A livello storico, in un contesto di correlazione negativa tra i prezzi delle azioni e quelli delle obbligazioni, i vantaggi della diversificazione degli asset a rischio “basso” ed “elevato” hanno svolto un ruolo importante nella costruzione del portafoglio. Di conseguenza la “frontiera efficiente” di Markowitz2 è stata al servizio degli investitori per decenni. Tuttavia, ci troviamo in un nuovo mondo. La correlazione tra i prezzi azionari e quelli obbligazionari è passata da negativa a positiva con il cambiamento della natura dell’inflazione. L’inflazione odierna (shock legati alle materie prime, interruzioni delle catene di approvvigionamento, embarghi..) è guidata dall’offerta, non dalla domanda; ciò significa che l’inflazione potrebbe persistere nonostante l’affievolirsi della domanda aggregata, e quindi la frontiera efficiente è passata da convessa a concava annullando i vantaggi della diversificazione.

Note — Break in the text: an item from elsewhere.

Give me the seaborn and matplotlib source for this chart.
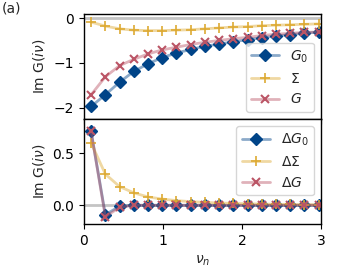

Pertanto, per reintrodurre la diversificazione nei portafogli, gli investitori devono detenere coperture contro l’inflazione, quali oro o altre materie prime, nonché titoli azionari con valutazioni più basse. Ma tali coperture sono anche asset fortemente volatili; sono asset di decorrelazione ma non a basso rischio. Ne consegue che devono essere compensati con titoli azionari di qualità “a basso rischio”, come quelli delle mega capitalizzazioni tecnologiche e farmaceutiche, che beneficiano sia di un’elevata crescita degli utili che di una posizione oligopolistica.

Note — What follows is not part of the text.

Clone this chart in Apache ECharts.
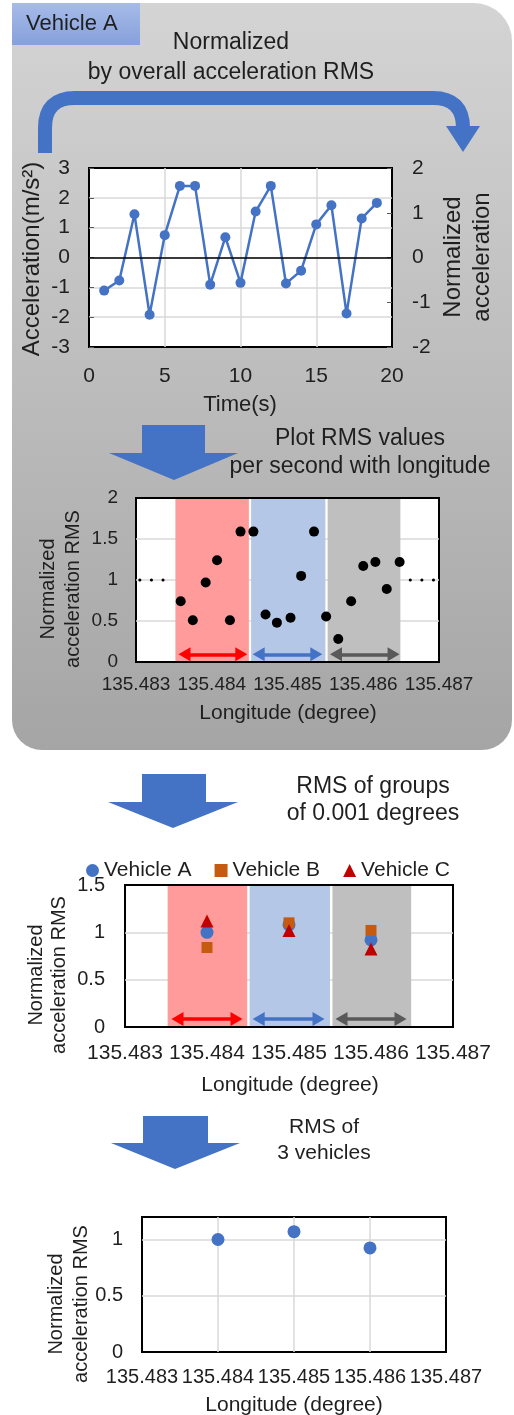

Una strategia “barbell” può proteggere dal rischio di ritorno della correlazione, e tale approccio può essere adottato nell’ambito di diverse tematiche promettenti e, innanzitutto, nell’ambito dell’intelligenza artificiale. Combiniamo titoli azionari di qualità a basso rischio lungo tutta la catena del valore e titoli appartenenti ai settori dei servizi pubblici e dell’energia che trarranno vantaggio dalle relative esigenze di elettrificazione. In secondo luogo, la “new economy” ha ripercussioni sulla “old economy”. L’Europa si trova in una posizione diversa, con prospettive di ripresa ciclica non ancora inflazionistica. Quest’area geografica vanta aziende leader nel settore sanitario e in quello dei beni di largo consumo, oltre che in settori con valutazioni interessanti e maggiormente esposti al ciclo economico. In terzo luogo, si può cercare di trarre profitto dall’ambivalenza degli investitori nei confronti dei mercati emergenti, tra il paese più amato e quello più odiato (ma in cui poter investire). L’India, il paese più amato, presenta un forte potenziale di crescita economica rafforzato dagli investimenti delle imprese, e beneficia della strategia “China Plus One” delle aziende che mirano a diversificarsi in altri paesi. Ciò dovrebbe tradursi in utili societari costanti. Mentre in Cina, oltre 5.000 società quotate offrono una vasta serie di opportunità nell’ambito (vasto) dei titoli azionari “value”.

Nel breve termine, si prevede che la tradizionale strategia di ‘risk parity’ torni utile alla costruzione del portafoglio, ma con il nuovo aumento del rischio di inflazione nel lungo periodo dovrebbe prevalere la strategia di “risk parity” sull’inflazione. Tale andamento dovrà essere enfatizzato nelle strategie di investimento in prospettiva futura.”

1Fonte: Bloomberg, giugno 2024. 2Il padre della moderna teoria della costruzione del portafoglio.